Sunday, October 5, 2014

Passion and Love is contagious-This year I head the most passionate Torah Reading I have ever heard.


This year I head the most passionate Torah Reading I have ever heard.


I was on the Bima on Yom Kippur waiting for the 6th Aliya and not paying to much attention, probably day dreaming about something or another when the 5th Torah reader started reading.

I was not looking at him and not thinking much about it. I expected him to be like all other readers.  It was within seconds of him starting to read the Torah I realized this was going to be one of those experiences and moments. I looked over and saw this young man, I would guess in his middle 20’s  make a torah reading come alive in a way I have never heard before. He brought the heavens down to earth with this.

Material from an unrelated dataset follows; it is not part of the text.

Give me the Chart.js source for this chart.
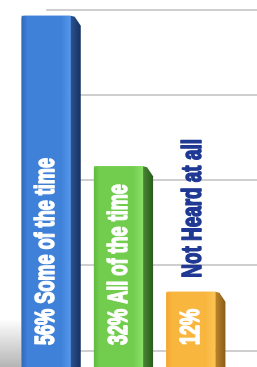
<!DOCTYPE html>
<html>
<head>
<meta charset="utf-8">
<script src="https://cdn.jsdelivr.net/npm/chart.js@4"></script>
<style>
  html, body { margin: 0; padding: 0; background: #fff; overflow: hidden; }
  #c { display: block; }
</style>
</head>
<body>
<canvas id="c" width="257" height="367"></canvas>
<script>
// data
var categories = ['Some of the time', 'All of the time', 'Not Heard at all'];
var percents = [56, 32, 12];
var nameInside = [true, true, false];   // third name sits above its bar
var gridTicks = [2.5, 16.2, 29.8, 43.4, 56.9];

// front: left, mid, right ; side: light, dark
var faceColors = [
    ['#2f69bd', '#3f80d8', '#5598ec'],
    ['#5fba3f', '#72cd4f', '#8ae266'],
    ['#f2a72e', '#f8b63f', '#fcc455']
];
var sideColors = [
    ['#2a5392', '#17315e'],
    ['#488831', '#2b5b1f'],
    ['#bf8529', '#875d17']
];

var threeD = {
    id: 'threeD',
    beforeDatasetsDraw: function (chart) {
        var ctx = chart.ctx;
        var xs = chart.scales.x, ys = chart.scales.y;
        var x0 = xs.getPixelForValue(0);
        ctx.save();
        ctx.strokeStyle = '#cfcfcf';
        ctx.lineWidth = 2;
        gridTicks.forEach(function (v) {
            var y = Math.round(ys.getPixelForValue(v));
            ctx.beginPath();
            ctx.moveTo(x0, y);
            ctx.lineTo(chart.width, y);
            ctx.stroke();
        });
        // floor shadow left of the first bar
        var b0 = chart.getDatasetMeta(0).data[0];
        var left = b0.x - b0.width / 2;
        var g = ctx.createLinearGradient(0, b0.base - 48, 0, b0.base);
        g.addColorStop(0, 'rgba(120,120,120,0)');
        g.addColorStop(1, 'rgba(120,120,120,0.55)');
        ctx.fillStyle = g;
        ctx.fillRect(0, b0.base - 48, left, 48);
        ctx.restore();
    },
    afterDatasetsDraw: function (chart) {
        var ctx = chart.ctx;
        var meta = chart.getDatasetMeta(0);
        var d = 10;
        ctx.save();
        meta.data.forEach(function (bar, i) {
            var l = bar.x - bar.width / 2, r = bar.x + bar.width / 2;
            var top = bar.y, base = bar.base;
            // front face
            var fc = faceColors[i];
            var g = ctx.createLinearGradient(l, 0, r, 0);
            g.addColorStop(0, fc[0]);
            g.addColorStop(0.12, fc[1]);
            g.addColorStop(0.8, fc[1]);
            g.addColorStop(1, fc[2]);
            ctx.fillStyle = g;
            ctx.beginPath();
            ctx.roundRect(l, top, r - l, base - top, [3, 1, 0, 0]);
            ctx.fill();
            // side face
            var sc = sideColors[i];
            var sg = ctx.createLinearGradient(r, 0, r + d, 0);
            sg.addColorStop(0, sc[0]);
            sg.addColorStop(1, sc[1]);
            ctx.fillStyle = sg;
            ctx.beginPath();
            ctx.moveTo(r, top);
            ctx.lineTo(r + d * 0.4, top + 1);
            ctx.lineTo(r + d, top + d);
            ctx.lineTo(r + d, base);
            ctx.lineTo(r, base);
            ctx.closePath();
            ctx.fill();
            // labels, rotated, bottom to top
            var inside = percents[i] + '%' + (nameInside[i] ? ' ' + categories[i] : '');
            drawUp(ctx, inside, bar.x + 8, base - 22, '#ffffff', 0.67);
            if (!nameInside[i]) {
                drawUp(ctx, categories[i], bar.x + 10, top - 14, '#1f3893', 0.7);
            }
        });
        ctx.restore();
    }
};

function drawUp(ctx, text, x, y, color, squeeze) {
    ctx.save();
    ctx.translate(x, y);
    ctx.rotate(-Math.PI / 2);
    ctx.scale(squeeze, 1);
    ctx.font = 'bold 27px "Liberation Sans", Arial, sans-serif';
    ctx.fillStyle = color;
    ctx.strokeStyle = color;
    ctx.lineWidth = 1.6;
    ctx.lineJoin = 'round';
    ctx.textAlign = 'left';
    ctx.textBaseline = 'alphabetic';
    ctx.strokeText(text, 0, 0);
    ctx.fillText(text, 0, 0);
    ctx.restore();
}

new Chart(document.getElementById('c').getContext('2d'), {
    type: 'bar',
    data: {
        labels: categories,
        datasets: [{
            data: percents,
            backgroundColor: faceColors.map(function (c) { return c[1]; }),
            borderWidth: 0,
            barPercentage: 0.68,
            categoryPercentage: 1
        }]
    },
    options: {
        responsive: false,
        animation: false,
        layout: { padding: { left: 10, right: 30, top: 0, bottom: 0 } },
        plugins: { legend: { display: false }, tooltip: { enabled: false } },
        scales: {
            x: { display: false },
            y: { display: false, min: 0, max: 58.5 }
        }
    },
    plugins: [threeD]
});
</script>
</body>
</html>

As I looked over I could not help but notice his feet were placed with the right foot in front of the left and slightly right of it by about shoulders length, like the way a boxer in a prize fight would stand or float in a ring. You saw him rocking from his right foot to the left, ever to slightly lifting his heal and putting pressure on the front of the foot, rocking one and then another, to the beat of his own voice and then back and fourth again.

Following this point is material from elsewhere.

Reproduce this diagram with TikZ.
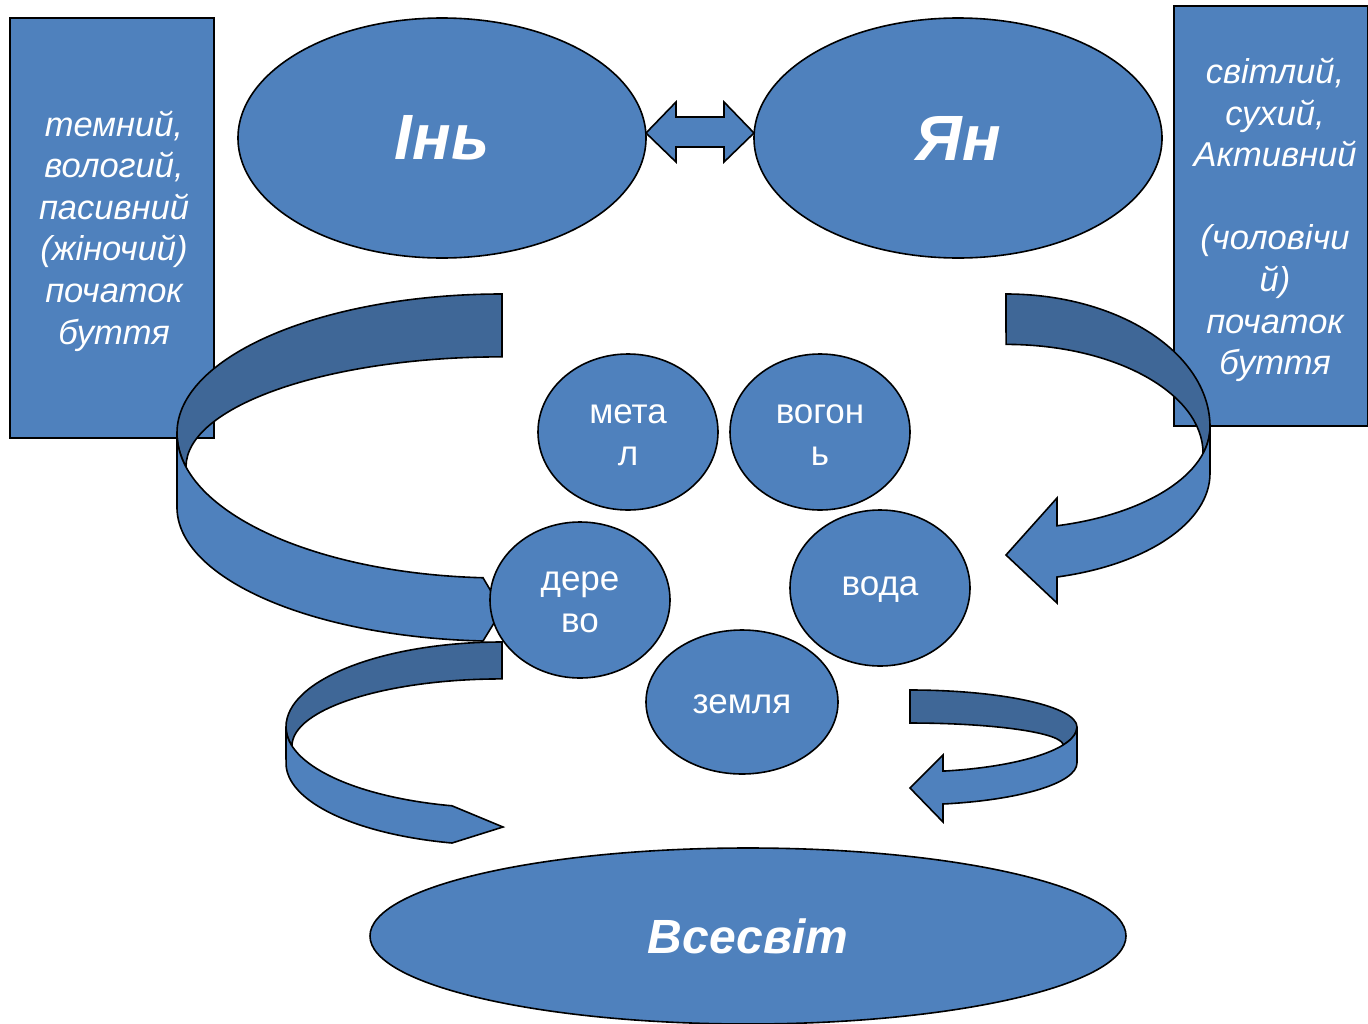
\documentclass[tikz,border=0pt]{standalone}
\usepackage{fontspec}
\setmainfont{Liberation Sans}
\usetikzlibrary{shapes.geometric}
\definecolor{bluelight}{RGB}{79,129,189}
\definecolor{bluedark}{RGB}{63,103,151}
\tikzset{
  light/.style={fill=bluelight, draw=black, line width=1.6pt, line join=miter},
  dark/.style={fill=bluedark, draw=black, line width=1.6pt, line join=miter},
  oval/.style={ellipse, light, inner sep=0pt, text=white, align=center},
  infobox/.style={rectangle, light, inner sep=0pt},
  infotext/.style={text=white, align=center, inner sep=0pt,
    font=\itshape\fontsize{34.5}{41.6}\selectfont},
  elem/.style={oval, minimum width=180pt, minimum height=156pt},
  elemtext/.style={text=white, align=center, inner sep=0pt,
    font=\fontsize{35}{42}\selectfont},
}
\begin{document}
\begin{tikzpicture}[x=1pt,y=-1pt]
\useasboundingbox (0,0) rectangle (1368,1023);

% info boxes
\node[infobox, minimum width=204pt, minimum height=420pt] (left) at (112,228) {};
\node[infotext] (lefttext) at ([xshift=2pt,yshift=-3pt]left.center)
  {темний,\\вологий,\\пасивний\\(жіночий)\\початок\\буття};
\node[infobox, minimum width=194pt, minimum height=420pt] (right) at (1271,216) {};
\node[infotext] (righttext) at ([xshift=4pt,yshift=-4pt]right.center)
  {світлий,\\сухий,\\Активний\\\mbox{}\\(чоловічи\\й)\\початок\\буття};

% Yin and Yang
\node[oval, minimum width=408pt, minimum height=240pt,
  font=\bfseries\itshape\fontsize{64}{70}\selectfont] (yin) at (442,138) {Інь};
\node[oval, minimum width=408pt, minimum height=240pt,
  font=\bfseries\itshape\fontsize{64}{70}\selectfont] (yan) at (958,138) {Ян};

% double arrow
\draw[light] (646,133) -- (676,102) -- (676,117) -- (724,117) -- (724,102)
  -- (754,133) -- (724,162) -- (724,147) -- (676,147) -- (676,162) -- cycle;

% big left curved arrow
\draw[dark] (502,294) arc[start angle=90, end angle=180, x radius=325pt, y radius=139pt]
  arc[start angle=180, end angle=193.5, x radius=325pt, y radius=145pt]
  arc[start angle=180, end angle=90, x radius=316pt, y radius=110pt] -- cycle;
\draw[light] (177,433) arc[start angle=180, end angle=266.65, x radius=325pt, y radius=145pt]
  -- (502,610) -- (483,641)
  arc[start angle=266.65, end angle=180, x radius=325pt, y radius=134pt] -- cycle;

% big right curved arrow
\draw[dark] (1006,294) arc[start angle=90, end angle=0, x radius=204pt, y radius=133pt]
  arc[start angle=0, end angle=-15, x radius=204pt, y radius=102pt]
  arc[start angle=0, end angle=90, x radius=197pt, y radius=109pt] -- cycle;
\draw[light] (1210,427) arc[start angle=0, end angle=-75.52, x radius=204pt, y radius=102pt]
  -- (1057,498) -- (1006,555) -- (1057,603) -- (1057,577)
  arc[start angle=-75.52, end angle=0, x radius=204pt, y radius=107pt] -- cycle;

% small bottom-left curved arrow
\draw[dark] (502,642) arc[start angle=90, end angle=180, x radius=216pt, y radius=85pt]
  arc[start angle=180, end angle=193.5, x radius=216pt, y radius=81pt]
  arc[start angle=180, end angle=90, x radius=210pt, y radius=67pt] -- cycle;
\draw[light] (286,727) arc[start angle=180, end angle=256.6, x radius=216pt, y radius=81pt]
  -- (503,827) -- (452,843)
  arc[start angle=256.6, end angle=180, x radius=216pt, y radius=82pt] -- cycle;

% small bottom-right curved arrow
\draw[dark] (910,690) arc[start angle=90, end angle=0, x radius=167pt, y radius=37pt]
  arc[start angle=0, end angle=-23.6, x radius=167pt, y radius=45pt]
  arc[start angle=0, end angle=90, x radius=153pt, y radius=22pt] -- cycle;
\draw[light] (1077,727) arc[start angle=0, end angle=-78.6, x radius=167pt, y radius=45pt]
  -- (943,755) -- (910,788) -- (943,822) -- (943,804)
  arc[start angle=-78.6, end angle=0, x radius=167pt, y radius=42pt] -- cycle;

% elements
\node[elem] (metal) at (628,432) {};
\node[elemtext] (metaltext) at ([yshift=-3pt]metal.center) {мета\\л};
\node[elem] (fire) at (820,432) {};
\node[elemtext] (firetext) at ([yshift=-3pt]fire.center) {вогон\\ь};
\node[elem] (wood) at (580,600) {};
\node[elemtext] (woodtext) at ([yshift=-2pt]wood.center) {дере\\во};
\node[elem] (water) at (880,588) {};
\node[elemtext] (watertext) at ([yshift=-2pt]water.center) {вода};
\node[elem, minimum width=192pt, minimum height=144pt] (earth) at (742,702) {};
\node[elemtext] (earthtext) at ([yshift=-2pt]earth.center) {земля};

% universe
\node[oval, minimum width=756pt, minimum height=176pt,
  font=\bfseries\itshape\fontsize{48}{58}\selectfont] (universe) at (748,936) {Всесвіт};
\end{tikzpicture}
\end{document}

His head was cocked to the left every so slightly, with his shoulders rising at high notes. His entire body moved with his shoulders curled forward and his entire physical moved with each word. The words came out in a sweet soprano like chant or song; it was more than a reading.  Signing, reading or what ever you call it, I could tell he felt it from within and you I knew this was something I have never seen. Each syllable of every word was delivered with a passion, love and pureness I had never seen before. The entire time he was bobbing and weaving to the sounds, with each breath and letter he put his being into.

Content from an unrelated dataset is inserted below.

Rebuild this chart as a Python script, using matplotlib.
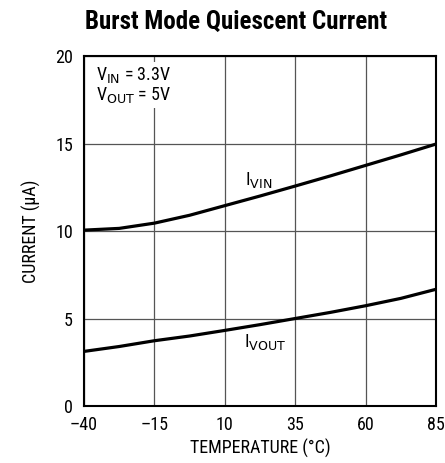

He delivered it in way where it was raw, emotional and passionate all from within him.
Keeping it all but giving it to everyone in the room at the same time, every word came from deep within, with his whole body singing it out.

As the words came out I got the feeling he could not wait to get them out, but at the same time not wanting to let them go, holding on to them for as long as he could.  Looking down at the Torah, all while looking to the heavens with his delivery.

It was not his singing or chanting that made this amazing, I have heard many beautiful voices who deliver it with excellence, but with him this was so much more. It was he put every ounce of his physical and spiritual being into in the delivery with such emotion and passion.  I saw him read it not for him or the others in the room but he was reading it for G-d.